Brussels-based textile research and production studio Ahokpe + Chatelin gets its name from the founder Georges Ahokpe and Estelle Chatelin. The dynamic duo comprises a textile designer and a weaver, carrying the purpose of initiating a thought-provoking discourse between Benin and Belgium while questioning conventional practices of weaving for domestic purposes. They do so by reiterating the interconnection between producers, tools, and users, with skilful textile craftsmanship.
Ahokpe + Chatelin respond to design queries by amalgamating their distinct knowledge, cultural backgrounds, and learned perspectives. Each object they create is conceived through collaboration across the two countries, weaving a narrative that celebrates the unique attributes of both territories and paying homage to both cultures. Their experimental process of co-creation gives birth to imaginative objects that awaken the senses, as an invitation to explore the diverse and tangible realities surrounding us. The duo explained the objective of the studio saying, "When designing our objects, it is imperative for us to take into account what is happening in both, Belgium and Benin. This can have as much to do with uses as with materials or even the way in which they are produced. Our aim is to combine these realities to create new objects." Each of their objects undergoes a meticulous thought process, where they carefully consider the entire journey, from its sources of inspiration to its ultimate destination—one striking example of this in action is their 'Ku do azò' hammock.

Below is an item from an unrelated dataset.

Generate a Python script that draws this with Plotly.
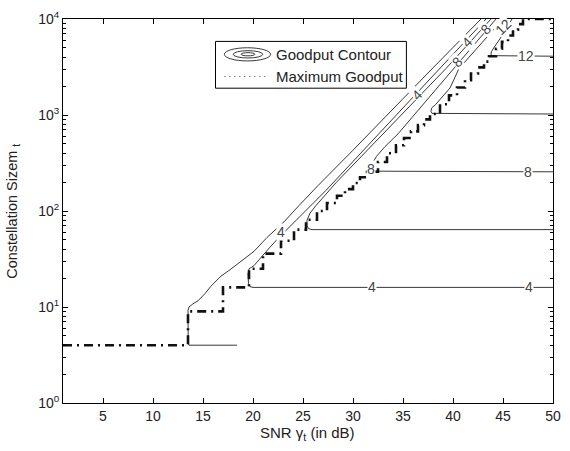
import math
import plotly.graph_objects as go

# ---- data ----
# Goodput contour lines (SNR in dB, constellation size)
c2_snr = [18.4, 13.6, 13.52, 13.5, 13.6, 14.0, 14.5, 15.2, 15.8, 16.8, 17.6, 18.4, 19.3, 20.1, 21.4, 22.2, 23.1, 24.6, 26.5, 30.0, 33.4, 38.0, 42.8]
c2_m = [4, 4, 4.2, 9.2, 10.0, 10.8, 11.6, 13.8, 16.5, 21, 24, 28, 33, 38, 53, 63, 77, 114, 184, 430, 1000, 3100, 10000]

c4_snr = [50, 20.0, 19.7, 19.55, 19.5, 19.6, 20.1, 20.7, 21.7, 22.6, 23.7, 25.0, 27.3, 43.3]
c4_m = [16, 16, 16.3, 17.5, 22, 25, 27, 32, 42, 53, 69, 95, 164, 10000]

c6_snr = [50, 25.9, 25.55, 25.4, 25.4, 25.7, 26.3, 28.3, 39.3, 43.8]
c6_m = [64, 64, 65.5, 70, 80, 95, 114, 197, 3050, 10000]

c8_snr = [50, 32.1, 31.8, 31.7, 31.75, 32.35, 33.2, 34.5, 40.1, 44.3]
c8_m = [256, 256, 260, 268, 290, 371, 469, 636, 3050, 10000]

c10_snr = [50, 38.2, 37.9, 37.8, 37.85, 38.25, 38.7, 39.7, 40.6, 45.0]
c10_m = [1024, 1024, 1040, 1090, 1180, 1283, 1443, 1910, 3050, 10000]

c12_snr = [50, 44.2, 43.9, 43.8, 43.85, 44.2, 44.7, 45.2, 45.9]
c12_m = [4096, 4096, 4150, 4300, 4600, 5225, 6160, 7425, 10000]

# Maximum goodput staircase (SNR threshold, constellation size)
stair_snr = [1.0, 13.5, 17.0, 19.6, 21.0, 22.8, 24.1, 25.3, 26.4, 27.4, 28.4, 29.2, 30.0, 30.7, 31.4,
             32.5, 33.4, 34.3, 35.1, 35.8, 36.5, 37.1, 37.7, 38.7, 39.6, 40.4, 41.2, 41.8, 42.5, 43.1,
             43.6, 44.3, 44.9, 45.5, 46.0, 46.5, 47.0, 50.0]
stair_m = [4, 9, 16, 25, 36, 49, 64, 81, 100, 121, 144, 169, 196, 225, 256,
           324, 400, 484, 576, 676, 784, 900, 1024, 1296, 1600, 1936, 2304, 2704, 3136, 3600,
           4096, 4900, 5776, 6724, 7744, 8836, 10000, 10000]

# Contour labels: text, SNR, size, angle
lab_text = ["4", "4", "8", "12", "4", "8", "4", "8", "4", "8", "12"]
lab_snr = [31.9, 47.6, 47.5, 47.3, 22.8, 31.8, 36.4, 40.4, 41.4, 43.3, 45.0]
lab_m = [16, 16, 256, 4096, 60, 274, 1622, 3597, 5750, 7800, 8330]
lab_ang = [0, 0, 0, 0, 0, 0, -45, -45, -45, -45, -45]

x_ticks = [5, 10, 15, 20, 25, 30, 35, 40, 45, 50]
y_ticks = [1, 10, 100, 1000, 10000]
y_ticktext = ["10<sup>0</sup>", "10<sup>1</sup>", "10<sup>2</sup>", "10<sup>3</sup>", "10<sup>4</sup>"]

FONT = "Liberation Sans, Arial, sans-serif"
TXT = "#222222"

fig = go.Figure()
line_style = dict(color="#222222", width=0.9)
for sx, sy in [(c2_snr, c2_m), (c4_snr, c4_m), (c6_snr, c6_m), (c8_snr, c8_m), (c10_snr, c10_m), (c12_snr, c12_m)]:
    fig.add_trace(go.Scatter(x=sx, y=sy, mode="lines", line=line_style, showlegend=False, hoverinfo="skip"))

fig.add_trace(go.Scatter(x=stair_snr, y=stair_m, mode="lines", line_shape="hv",
                         line=dict(color="#111111", width=2.6, dash="9px,5px,2px,5px"),
                         showlegend=False, hoverinfo="skip"))

# contour labels (annotation y on a log axis is given in log10 units)
for t, sx, sy, a in zip(lab_text, lab_snr, lab_m, lab_ang):
    fig.add_annotation(x=sx, y=math.log10(sy), yref="y", xref="x", text=t, showarrow=False, textangle=a,
                       font=dict(family=FONT, size=14, color="#444444"),
                       bgcolor="white", borderpad=0)


def px2paper_x(px):
    return (px - 63) / 498.0


def px2paper_y(py):
    return (403 - py) / 394.0


# manual legend
fig.add_shape(type="rect", xref="paper", yref="paper",
              x0=px2paper_x(218), x1=px2paper_x(412), y0=px2paper_y(80), y1=px2paper_y(32),
              line=dict(color="black", width=1), fillcolor="white")
for (x0, x1, y0, y1) in [(227, 274, 38.5, 52), (236, 266, 41.5, 49), (244, 258, 43.5, 46.8)]:
    fig.add_shape(type="circle", xref="paper", yref="paper",
                  x0=px2paper_x(x0), x1=px2paper_x(x1), y0=px2paper_y(y1), y1=px2paper_y(y0),
                  line=dict(color="#222222", width=0.9))
fig.add_shape(type="line", xref="paper", yref="paper",
              x0=px2paper_x(227), x1=px2paper_x(271), y0=px2paper_y(68), y1=px2paper_y(68),
              line=dict(color="#444444", width=1, dash="1px,4px"))
for txt, py in [("Goodput Contour", 45.5), ("Maximum Goodput", 68)]:
    fig.add_annotation(xref="paper", yref="paper", x=px2paper_x(277), y=px2paper_y(py),
                       xanchor="left", yanchor="middle", text=txt, showarrow=False,
                       font=dict(family=FONT, size=15, color=TXT))

# axis titles
fig.add_annotation(xref="paper", yref="paper", x=px2paper_x(311), y=px2paper_y(434),
                   text="SNR γ<sub>t</sub> (in dB)", showarrow=False, xanchor="center", yanchor="middle",
                   font=dict(family=FONT, size=15, color=TXT))
fig.add_annotation(xref="paper", yref="paper", x=px2paper_x(12), y=px2paper_y(206),
                   text="Constellation Sizem <sub>t</sub>", showarrow=False, textangle=-90,
                   xanchor="center", yanchor="middle",
                   font=dict(family=FONT, size=14.5, color=TXT))

minor_vals = [k * 10 ** e for e in range(0, 4) for k in range(2, 10)]

fig.update_layout(
    width=570, height=451,
    margin=dict(l=63, r=9, t=9, b=48),
    paper_bgcolor="white", plot_bgcolor="white",
    showlegend=False,
    font=dict(family=FONT, size=14, color=TXT),
    xaxis=dict(range=[1, 50], tickvals=x_ticks, ticks="inside", ticklen=5, tickcolor="black",
               showline=True, linecolor="black", linewidth=1, mirror="ticks",
               showgrid=False, zeroline=False, tickfont=dict(family=FONT, size=14, color=TXT)),
    yaxis=dict(type="log", range=[0, 4], tickvals=y_ticks, ticktext=y_ticktext,
               ticks="inside", ticklen=5, tickcolor="black",
               minor=dict(tickvals=minor_vals, ticks="inside", ticklen=3, tickcolor="black", showgrid=False),
               showline=True, linecolor="black", linewidth=1, mirror="ticks",
               showgrid=False, zeroline=False, tickfont=dict(family=FONT, size=14, color=TXT)),
)

fig.write_html("out.html")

This modest yet extraordinary creation was intended for sale in Western markets but was diligently crafted in Benin using recycled yarn from unravelled jumpers that usually end up in different parts of Africa. Conversely, for the outdoor version of their hammock design, they acquired polypropylene yarns from a company specialising in end-of-stock materials gathered from carpet and flooring manufacturers in the Kortrijk region of Belgium. "In the case of the 'Ku do azò' hammock that we presented in Milan, it originated in Benin—well, let's just say that the weavers weave hammocks for foreign tourists, and not so much to use themselves. Based on this, we questioned this export object in order to develop a new one. We thought about how we could link the raw material and the object's destination and chose to work with yarn from sweaters arriving from the West, with the aim of giving them added value while returning to the West. As in Belgium, we spend most of our time indoors, so we developed this product for that specific purpose, " the product designers explain their approach.

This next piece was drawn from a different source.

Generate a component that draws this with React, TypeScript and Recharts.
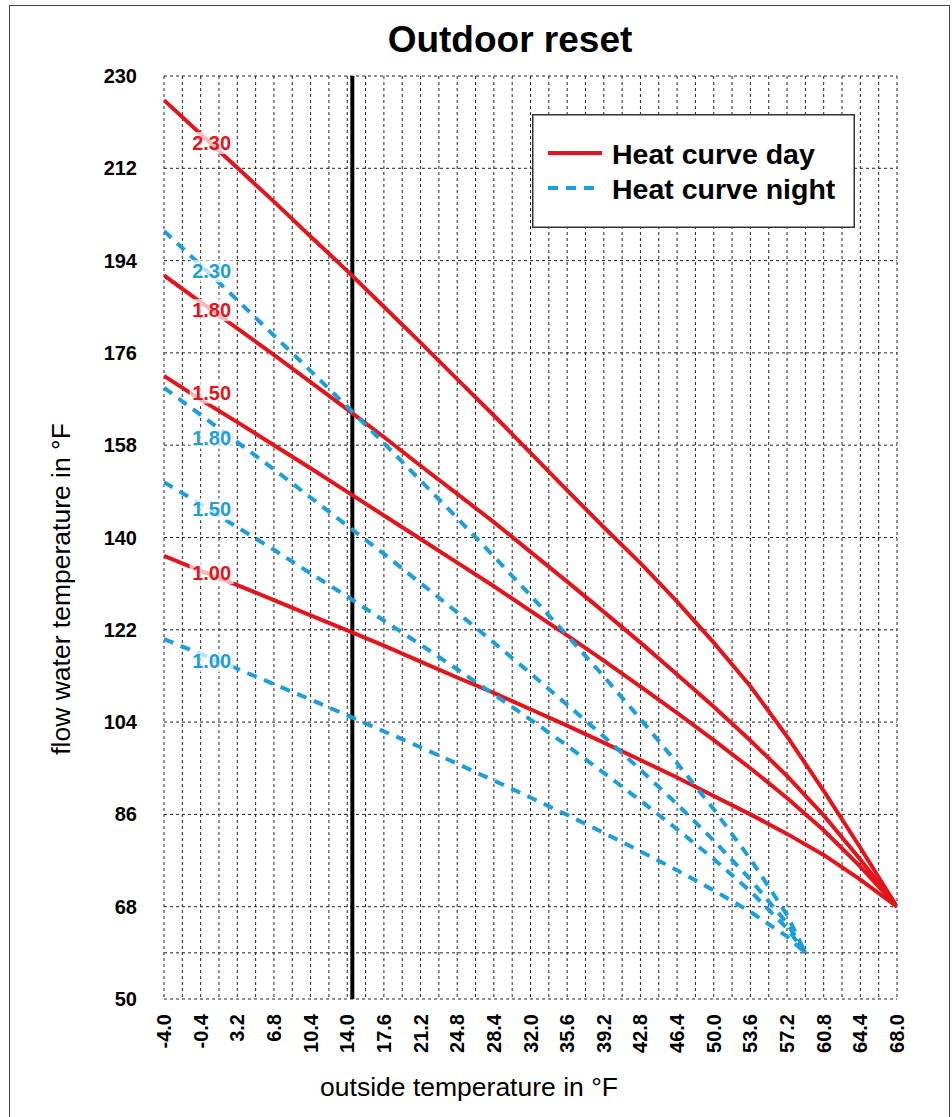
import React from 'react'
import { LineChart, Line, XAxis, YAxis, CartesianGrid, ReferenceLine, Legend, LabelList } from 'recharts'

// outside temperature in °F (every 2 °C)
const outsideF = [-4.0, -0.4, 3.2, 6.8, 10.4, 14.0, 17.6, 21.2, 24.8, 28.4, 32.0, 35.6, 39.2, 42.8, 46.4, 50.0, 53.6, 57.2, 60.8, 64.4, 68.0]
const nightOutsideF = [-4.0, -0.4, 3.2, 6.8, 10.4, 14.0, 17.6, 21.2, 24.8, 28.4, 32.0, 35.6, 39.2, 42.8, 46.4, 50.0, 53.6, 57.2, 59.0]
const flowTicks = [50, 68, 86, 104, 122, 140, 158, 176, 194, 212, 230]
const flowGrid = [50, 59, 68, 86, 104, 122, 140, 158, 176, 194, 212, 230]
const designOutside = 14.5

// day curves (flow water °F)
const day230 = [225.3, 218.7, 212.1, 205.5, 198.7, 192.0, 185.0, 178.0, 170.9, 163.8, 156.5, 149.2, 142.0, 135.0, 127.5, 119.5, 111.0, 101.2, 90.6, 79.5, 68.0]
const day180 = [191.1, 185.9, 180.8, 175.6, 170.3, 165.0, 159.6, 154.0, 148.5, 143.0, 137.2, 131.4, 125.5, 119.5, 113.3, 107.0, 100.4, 93.5, 85.8, 77.2, 68.0]
const day150 = [171.5, 166.9, 162.5, 158.0, 153.5, 148.9, 144.3, 139.7, 135.1, 130.5, 125.7, 120.9, 116.0, 110.9, 105.8, 100.5, 95.0, 89.2, 82.9, 75.8, 68.0]
const day100 = [136.4, 133.5, 130.7, 127.8, 124.8, 121.9, 118.9, 115.8, 112.7, 109.7, 106.5, 103.3, 100.0, 96.6, 93.2, 89.6, 86.0, 82.2, 78.1, 73.3, 68.0]

// night curves (flow water °F)
const night230 = [199.8, 193.1, 186.3, 179.4, 172.5, 165.5, 158.4, 151.1, 143.8, 136.3, 128.7, 120.9, 112.9, 104.6, 96.0, 87.0, 77.3, 66.4, 59.0]
const night180 = [169.2, 163.9, 158.6, 153.3, 147.8, 142.3, 136.8, 131.1, 125.4, 119.5, 113.5, 107.4, 101.2, 94.7, 88.0, 80.9, 73.3, 64.8, 59.0]
const night150 = [150.8, 146.5, 142.0, 137.6, 133.0, 128.5, 123.8, 119.1, 114.3, 109.4, 104.5, 99.4, 94.1, 88.7, 83.1, 77.3, 71.0, 63.8, 59.0]
const night100 = [120.2, 117.3, 114.4, 111.4, 108.4, 105.3, 102.2, 99.1, 95.9, 92.6, 89.3, 85.9, 82.4, 78.8, 75.1, 71.2, 67.0, 62.2, 59.0]

const dayRows = outsideF.map((x, i) => ({ x, c230: day230[i], c180: day180[i], c150: day150[i], c100: day100[i] }))
const nightRows = nightOutsideF.map((x, i) => ({ x, c230: night230[i], c180: night180[i], c150: night150[i], c100: night100[i] }))

// vertical grid every 1.8 °F (1 °C)
const gridX = outsideF.flatMap((t, i) => (i ? [(outsideF[i - 1] + t) / 2, t] : [t]))

const RED = '#e3141b'
const BLUE = '#1b9edb'
const FONT = '"Liberation Sans", Arial, sans-serif'

const curves = [
  { id: 'd230', rows: dayRows, key: 'c230', text: '2.30', night: false, dy: 9, name: 'Heat curve day' },
  { id: 'd180', rows: dayRows, key: 'c180', text: '1.80', night: false, dy: 8 },
  { id: 'd150', rows: dayRows, key: 'c150', text: '1.50', night: false, dy: -7 },
  { id: 'd100', rows: dayRows, key: 'c100', text: '1.00', night: false, dy: 2 },
  { id: 'n230', rows: nightRows, key: 'c230', text: '2.30', night: true, dy: 6, name: 'Heat curve night' },
  { id: 'n180', rows: nightRows, key: 'c180', text: '1.80', night: true, dy: 23 },
  { id: 'n150', rows: nightRows, key: 'c150', text: '1.50', night: true, dy: 5 },
  { id: 'n100', rows: nightRows, key: 'c100', text: '1.00', night: true, dy: 7 },
]

const curveLabel = (text: string, color: string, dy: number) => (props: any) => {
  if (props.index !== 1) return null
  const cx = Number(props.x) + 11
  const cy = Number(props.y) + dy
  return (
    <g>
      <rect x={cx - 22} y={cy - 11} width={44} height={22} fill="#fff" fillOpacity={0.7} />
      <text x={cx} y={cy} textAnchor="middle" dominantBaseline="central" fill={color} fontSize={20} fontWeight="bold" fontFamily={FONT}>
        {text}
      </text>
    </g>
  )
}

const XTick = (props: any) => {
  const { x, y, payload } = props
  return (
    <text transform={`translate(${x},${y + 7}) rotate(-90)`} textAnchor="end" dominantBaseline="central" fontSize={20} fontWeight="bold" fontFamily={FONT} fill="#000">
      {Number(payload.value).toFixed(1)}
    </text>
  )
}

const YTick = (props: any) => {
  const { x, y, payload } = props
  return (
    <text x={x - 19} y={y} textAnchor="end" dominantBaseline="central" fontSize={20} fontWeight="bold" fontFamily={FONT} fill="#000">
      {payload.value}
    </text>
  )
}

const renderLegend = () => (
  <svg width={323} height={114} style={{ display: 'block' }}>
    <rect x={0.75} y={0.75} width={321.5} height={112.5} fill="#fff" stroke="#333" strokeWidth={1.5} />
    <line x1={16} x2={70} y1={39} y2={39} stroke={RED} strokeWidth={4} />
    <line x1={16} x2={70} y1={74} y2={74} stroke={BLUE} strokeWidth={4} strokeDasharray="10 8" />
    <text x={80} y={40} dominantBaseline="central" fontSize={28.5} fontWeight="bold" fontFamily={FONT}>Heat curve day</text>
    <text x={80} y={75} dominantBaseline="central" fontSize={28.5} fontWeight="bold" fontFamily={FONT}>Heat curve night</text>
  </svg>
)

export default function App() {
  return (
    <div style={{ position: 'absolute', left: 0, top: 0, width: 952, height: 1117, overflow: 'hidden', background: '#fff', fontFamily: FONT }}>
      <div style={{ position: 'absolute', left: 9, top: 5, width: 941, height: 1130, border: '1.5px solid #444', boxSizing: 'border-box' }} />
      <div style={{ position: 'absolute', left: 0, width: 1020, top: 18, textAlign: 'center', fontSize: 37, fontWeight: 'bold', lineHeight: '44px' }}>
        Outdoor reset
      </div>
      <div style={{ position: 'absolute', left: 469, top: 1087, transform: 'translate(-50%, -50%)', fontSize: 26.5, whiteSpace: 'nowrap' }}>
        outside temperature in °F
      </div>
      <div style={{ position: 'absolute', left: 61, top: 589, transform: 'translate(-50%, -50%) rotate(-90deg)', fontSize: 26.5, whiteSpace: 'nowrap' }}>
        flow water temperature in °F
      </div>
      <div style={{ position: 'absolute', left: 0, top: 0 }}>
        <LineChart width={952} height={1117} margin={{ top: 76, right: 55, bottom: 58, left: 104 }}>
          <CartesianGrid stroke="#222" strokeDasharray="3 3" strokeWidth={1} horizontalValues={flowGrid} verticalValues={gridX} />
          <XAxis dataKey="x" type="number" domain={[-4, 68]} ticks={outsideF} interval={0} height={60} axisLine={false} tickLine={false} tick={<XTick />} allowDataOverflow />
          <YAxis type="number" domain={[50, 230]} ticks={flowTicks} interval={0} width={60} axisLine={false} tickLine={false} tick={<YTick />} allowDataOverflow />
          <ReferenceLine x={designOutside} stroke="#000" strokeWidth={4} />
          {curves.map((c) => {
            const color = c.night ? BLUE : RED
            return (
              <Line
                key={c.id}
                data={c.rows}
                dataKey={c.key}
                name={c.name ?? c.id}
                type="linear"
                stroke={color}
                strokeWidth={4}
                strokeDasharray={c.night ? '10 8' : undefined}
                dot={false}
                activeDot={false}
                legendType={c.name ? 'line' : 'none'}
                isAnimationActive={false}
              >
                <LabelList dataKey={c.key} content={curveLabel(c.text, color, c.dy)} />
              </Line>
            )
          })}
          <Legend
            layout="horizontal"
            verticalAlign="middle"
            align="center"
            content={renderLegend}
            wrapperStyle={{ position: 'absolute', left: 532, top: 114, width: 323, height: 114 }}
          />
        </LineChart>
      </div>
    </div>
  )
}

The design of the hammock draws inspiration from the loom itself, utilising its form to explore the potential of the tool. In the Beninese weaving tradition, the loom is employed to create fabric strips that correspond to the weaver's body, limited in width to the span of their shoulders. They shaped the object to mirror these fabric strips, ensuring that it could accommodate the user's body. The product design was inspired by the desire for comfort and exoticism, as well as a reflection on the impacts of consumption, and in the process, doing justice to both, ergonomics and responsible material sourcing as an ode to sustainability. Each hammock piece is distinct, boasting unique colour combinations, as witnesses to the two nations' weaving heritage, a woven piece of history.